If your parents’ income is high, does that help you at all? Do some schools want kids from big money families?
Only if it is big enough to donate millions to the college. In addition, schools that are not need-blind in admissions will favor full pay applicants. And kids from high income families often have advantages that show up in their applications – they could afford private tutors to help get good grades and test scores, lessons that support EC accomplishments, to live in school districts or attend private schools that provide strong academic foundations. The parents might have connections that get little Johnny an impressive internship, or the chance to participate in interesting research.
For schools that are not need blind it certainly helps (at the very list it’s a tip factor between two otherwise comparable students).
@intparent is absolutely right.

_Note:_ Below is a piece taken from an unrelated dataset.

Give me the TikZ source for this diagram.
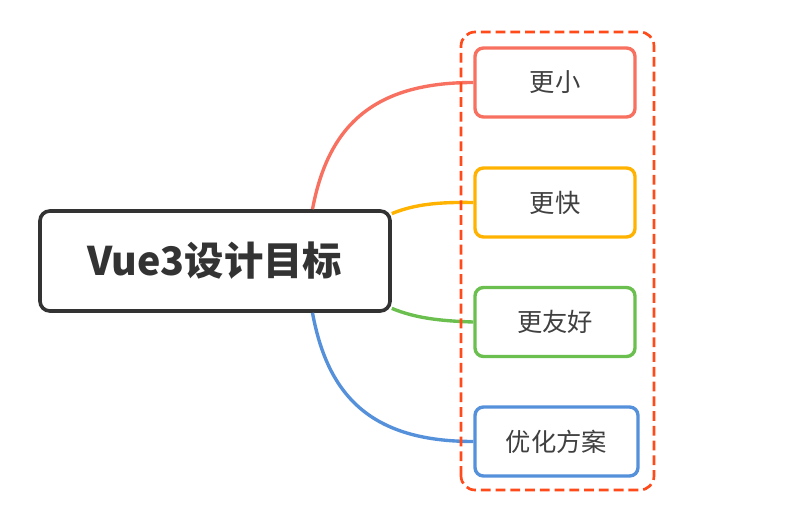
\documentclass[tikz,border=0pt]{standalone}
\usepackage{fontspec}
\newfontfamily\cjk{Noto Sans CJK SC}
\definecolor{goalgray}{HTML}{333333}
\definecolor{leaftext}{HTML}{404040}
\definecolor{smallred}{HTML}{F87060}
\definecolor{fastorange}{HTML}{FFB300}
\definecolor{friendgreen}{HTML}{6BBF4E}
\definecolor{planblue}{HTML}{5590DB}
\definecolor{framered}{HTML}{FF4A1A}

\begin{document}
\begin{tikzpicture}[
  leaf/.style={draw,line width=2.4pt,rounded corners=6pt,minimum width=4cm,minimum height=1.725cm,
    fill=white,text=leaftext,font=\cjk\fontsize{18}{21}\selectfont},
  branch/.style={line width=2.4pt}]
  \useasboundingbox (0,0) rectangle (20.275,13.075);
  \node[draw=goalgray,line width=2.6pt,rounded corners=7pt,minimum width=8.75cm,minimum height=2.5cm,
    text=goalgray,font=\cjk\bfseries\fontsize{28}{32}\selectfont] (goal) at (5.375,6.55) {Vue3设计目标};
  \node[leaf,draw=smallred] (small) at (13.875,11.0125) {更小};
  \node[leaf,draw=fastorange] (fast) at (13.875,8.0125) {更快};
  \node[leaf,draw=friendgreen] (friendly) at (13.875,5.025) {更友好};
  \node[leaf,draw=planblue,minimum width=4.075cm] (plan) at (13.9125,2.0375) {优化方案};
  % branches from the goal to each leaf
  \draw[branch,smallred] (goal.28.5) .. controls (8.2,9.9) and (9.3,11.0125) .. (small.west);
  \draw[branch,fastorange] (goal.15.5) .. controls (10.375,7.975) and (11.0,8.025) .. (fast.west);
  \draw[branch,friendgreen] (goal.-15.5) .. controls (10.375,5.125) and (11.0,5.05) .. (friendly.west);
  \draw[branch,planblue] (goal.-28.5) .. controls (8.2,3.15) and (9.3,2.0375) .. (plan.west);
  % group frame
  \draw[framered,line width=1.9pt,dash pattern=on 7pt off 3.5pt,rounded corners=10pt]
    (11.525,0.825) rectangle (16.35,12.275);
\end{tikzpicture}
\end{document}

High income may help for need-aware schools, but it may also hurt at top schools as you are expected to do more with the increased opportunities available to you as a child in a high-income family.
I don’t think money will make up for stats that are less than competitive. The likelihood is that somewhere among the tens of thousands of apps they get are full pay students with high stats.
You can get an idea where you stand by checking your stats against those on each college’s Common Data Set to see where they fall. If your scores are on the higher end of their middle 50%, that’s a good sign. If their acceptance rate is low it’s still a reach, but at least you might have a chance. If they’re below the middle 50%, you probably want to consider them a high reach. In either case, apply to some academic safeties too.
Coming from a family that can afford to pay the full COA is an advantage at almost every school in the country…no school is indifferent to tuition revenue, and only a small handful of schools attract enough wealthy applicants that they can afford to ignore such concerns - all financial aid offices have a budget target.